Manifestations: la police peut-elle sortir de la confrontation permanente?

Publié le 5 mai 2023

Affrontements entre forces de l’ordre à Lyon, repliés devant une vitrine cassée et manifestants lors du défilé du 1er mai. © Jeff Pachoud/AFP

Depuis janvier 2023 et les premières mobilisations contre la réforme des retraites, au 1er mai 2023, l’actualité s’est fait régulièrement l’écho d’actions musclées et des confrontations qui ont caractérisé le rapport entre forces du maintien de l’ordre et manifestants.

Jacques de Maillard, Université de Versailles Saint-Quentin-en-Yvelines (UVSQ) – Université Paris-Saclay et Aurélien Restelli, Université de Versailles Saint-Quentin-en-Yvelines (UVSQ) – Université Paris-Saclay


Une situation déjà observée dans les années 2010, notamment à l’occasion du mouvement des Gilets jaunes.
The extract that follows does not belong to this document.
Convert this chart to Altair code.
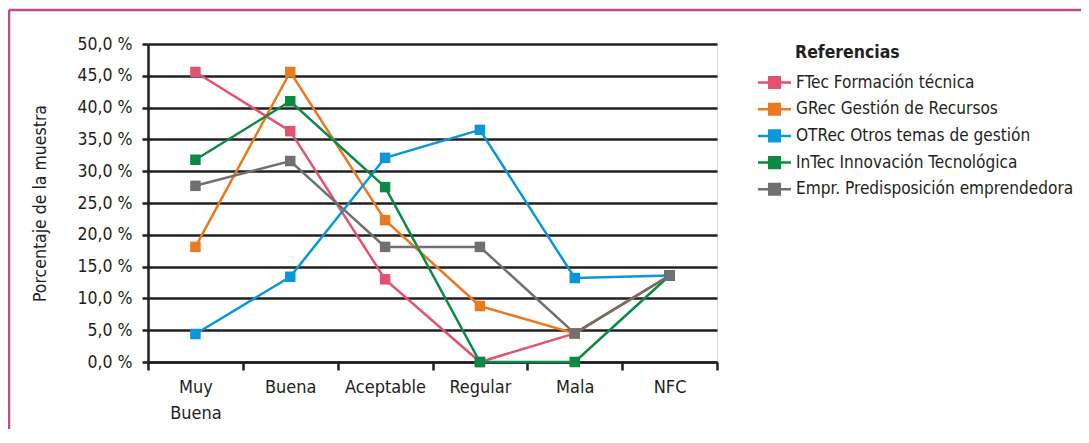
import altair as alt
import pandas as pd

categories = ["Muy Buena", "Buena", "Aceptable", "Regular", "Mala", "NFC"]
series_names = [
    "FTec  Formación técnica",
    "GRec Gestión de Recursos",
    "OTRec Otros temas de gestión",
    "InTec Innovación Tecnológica",
    "Empr. Predisposición emprendedora",
]
ftec = [45.6, 36.3, 13.0, 0.0, 4.5, 13.6]
grec = [18.1, 45.6, 22.3, 8.8, 4.5, 13.6]
otrec = [4.4, 13.4, 32.1, 36.5, 13.2, 13.6]
intec = [31.8, 41.0, 27.5, 0.0, 0.0, 13.6]
empr = [27.7, 31.6, 18.1, 18.1, 4.5, 13.6]
colors = ["#e3536f", "#ea7a20", "#0a97da", "#0a8b45", "#707070"]

rows = []
for si, (name, vals) in enumerate(zip(series_names, [ftec, grec, otrec, intec, empr])):
    for c, v in zip(categories, vals):
        rows.append({"cat": c, "serie": name, "val": v, "order": si})
df = pd.DataFrame(rows)

FONT = "Liberation Sans Narrow, DejaVu Sans Condensed, Roboto Condensed, sans-serif"
TXT = "#231f20"
W, H = 569, 318
PL, PT, PR, PB = 140, 36, 364, 67

legend_symbol = "M-2,0L2,0M-0.64,-0.64L0.64,-0.64L0.64,0.64L-0.64,0.64Z"

x = alt.X("cat:N", sort=categories, title=None,
          scale=alt.Scale(paddingInner=0, paddingOuter=0),
          axis=alt.Axis(labelExpr="datum.value == 'Muy Buena' ? ['Muy', 'Buena'] : datum.value",
                        labelFontSize=18, labelFont=FONT, labelColor=TXT, labelLineHeight=26,
                        labelPadding=8, labelAngle=0,
                        domainColor="#231f20", domainWidth=2.5, tickColor="#231f20",
                        tickWidth=2.5, tickSize=8, tickBand="extent", grid=False))
y = alt.Y("val:Q", title="Porcentaje de la muestra",
          scale=alt.Scale(domain=[0, 50], nice=False),
          axis=alt.Axis(values=list(range(0, 55, 5)),
                        labelExpr="replace(format(datum.value, '.1f'), '.', ',') + ' %'",
                        labelFontSize=17.5, labelFont=FONT, labelColor=TXT, labelPadding=10,
                        titleFont=FONT, titleFontSize=17.5, titleFontWeight="normal",
                        titleColor=TXT, titlePadding=27,
                        domainColor="#231f20", domainWidth=2.5, tickColor="#231f20",
                        tickWidth=2.5, tickSize=6,
                        grid=True, gridColor="#231f20", gridWidth=2.5))
color = alt.Color("serie:N", sort=series_names,
                  scale=alt.Scale(domain=series_names, range=colors),
                  legend=alt.Legend(title=None, orient="none", legendX=617, legendY=29,
                                    symbolType=legend_symbol, symbolSize=272,
                                    symbolStrokeWidth=2.5, symbolFillColor=None,
                                    labelFont=FONT, labelFontSize=17.1, labelColor=TXT,
                                    labelOffset=12, rowPadding=5.7, padding=0,
                                    labelLimit=400))

base = alt.Chart(df).encode(x=x, y=y, color=color, order="order:Q")
lines = alt.Chart(df).mark_line(strokeWidth=2.5).encode(
    x=x, y=y, color=color, detail="serie:N")
points = base.mark_point(shape="square", filled=True, size=110, opacity=1)

legend_title = alt.Chart(pd.DataFrame({"t": ["Referencias"]})).mark_text(
    font=FONT, fontSize=17.5, fontWeight="bold", color=TXT, align="left", baseline="middle"
).encode(text="t:N", x=alt.value(647), y=alt.value(9))

frame_top = alt.Chart(pd.DataFrame({"a": [0]})).mark_rule(
    color="#b5508c", strokeWidth=2.5).encode(
    x=alt.value(-139), x2=alt.value(W + PR), y=alt.value(-34))
frame_left = alt.Chart(pd.DataFrame({"a": [0]})).mark_rule(
    color="#b5508c", strokeWidth=2.5).encode(
    x=alt.value(-139), y=alt.value(-34), y2=alt.value(H + PB))

chart = alt.layer(frame_top, frame_left, lines, points, legend_title).properties(
    width=W, height=H, autosize=alt.AutoSizeParams(type="none"),
    padding={"left": PL, "top": PT, "right": PR, "bottom": PB},
).configure_view(stroke=None).configure(background="white")

chart.save("out.html", embed_options={"renderer": "svg", "actions": False})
Construits à partir d’entretiens réalisés avec des policiers, des gendarmes ou des membres du corps préfectoral, du recueil de documentation interne à la police et à la gendarmerie et de mises en perspective internationales, différents travaux de spécialistes ont montré ce tournant. Ainsi, la « gestion patrimonialiste des conflits sociaux », fondée sur la négociation avec les organisations syndicales et une certaine tolérance vis-à-vis des troubles causés par les manifestants, a laissé la place à un modèle de maintien de l’ordre beaucoup plus dur, dont l’objectif semble être d’empêcher les manifestations, plutôt que de faciliter leur déroulement.

Ces opérations de maintien de l’ordre sont en effet caractérisées depuis quelques années, par une certaine « brutalisation » et un durcissement dont témoigne aussi l’usage croissant d’outils judiciaires et administratifs contre les manifestants.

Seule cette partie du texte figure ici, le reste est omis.